The following is a post written by Ashley, a current student in Memory, Aging & Expressive Arts

We were mixing up different paint colors at our table when the song changed on the stereo and I heard a gasp from my MAEA community partner. I turned to find her dancing to the rhythm of the song with a paint brush swinging from side to side in her hand. I couldn’t help but smile and start to dance along too. When she dipped her brush in the paint and pressed it to our blank canvas her rhythm never stopped. The dancing was transformed move by move, stroke by stroke into a painting. And as the dancing was translated into painting, nothing else seemed to matter. Not the paint on the undersides of our shoes or staining the edges of our sleeves. Not the mess we would have to clean up later. Not even the coldness or starkness of the day outside.
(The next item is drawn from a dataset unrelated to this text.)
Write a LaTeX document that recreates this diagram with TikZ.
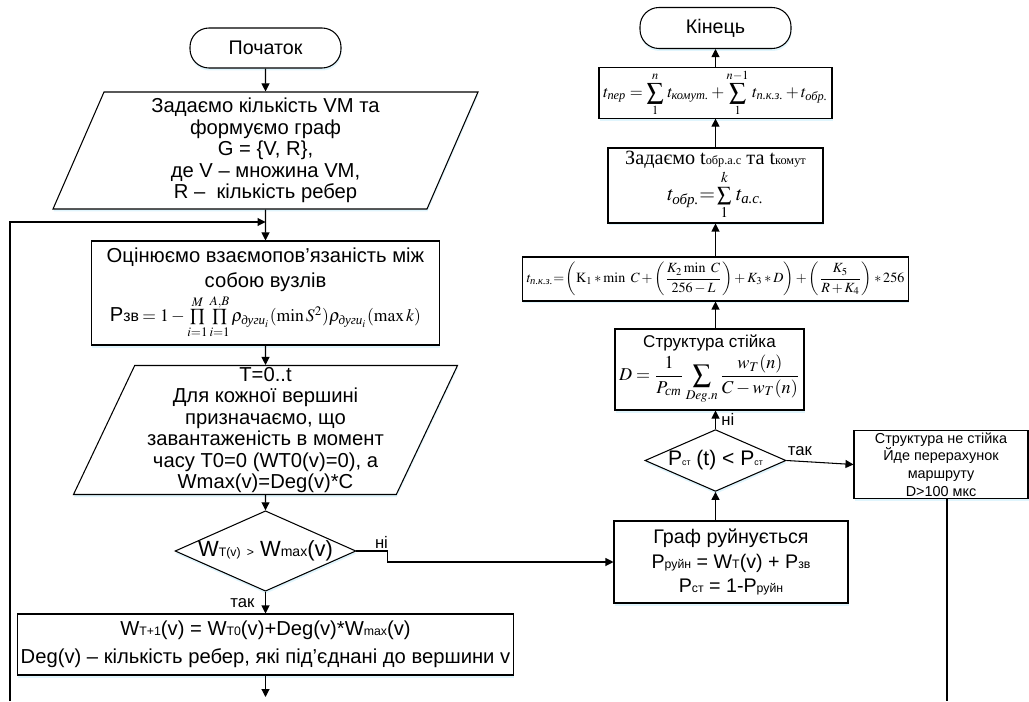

The music seemed to guide her from one stroke to the next, from one color to another. And when the song switched again it was like a new set of hands were guiding her through the painting than before. A faster song with quick jabs of the brush. A smoother song with longer lazy strokes stretching across the canvas. By the end of the session what existed on the canvas was pure chaos. Colors and textures overlapping one another smattered across the white background. Yet you could feel the energy of each marking and the joy that went into the piece. You could see the music and the dancing in the layers and the colors. And you could clearly see the beauty in the chaos of it. When our session came to a close, not only my MAEA partner, but both of us were clearly tired. The dance painting had taken all of our energy and turned it into something beautiful. But through the tiredness I could also feel a sense of lightness. A happiness that my day had begun with a woman who could take song and turn it into art.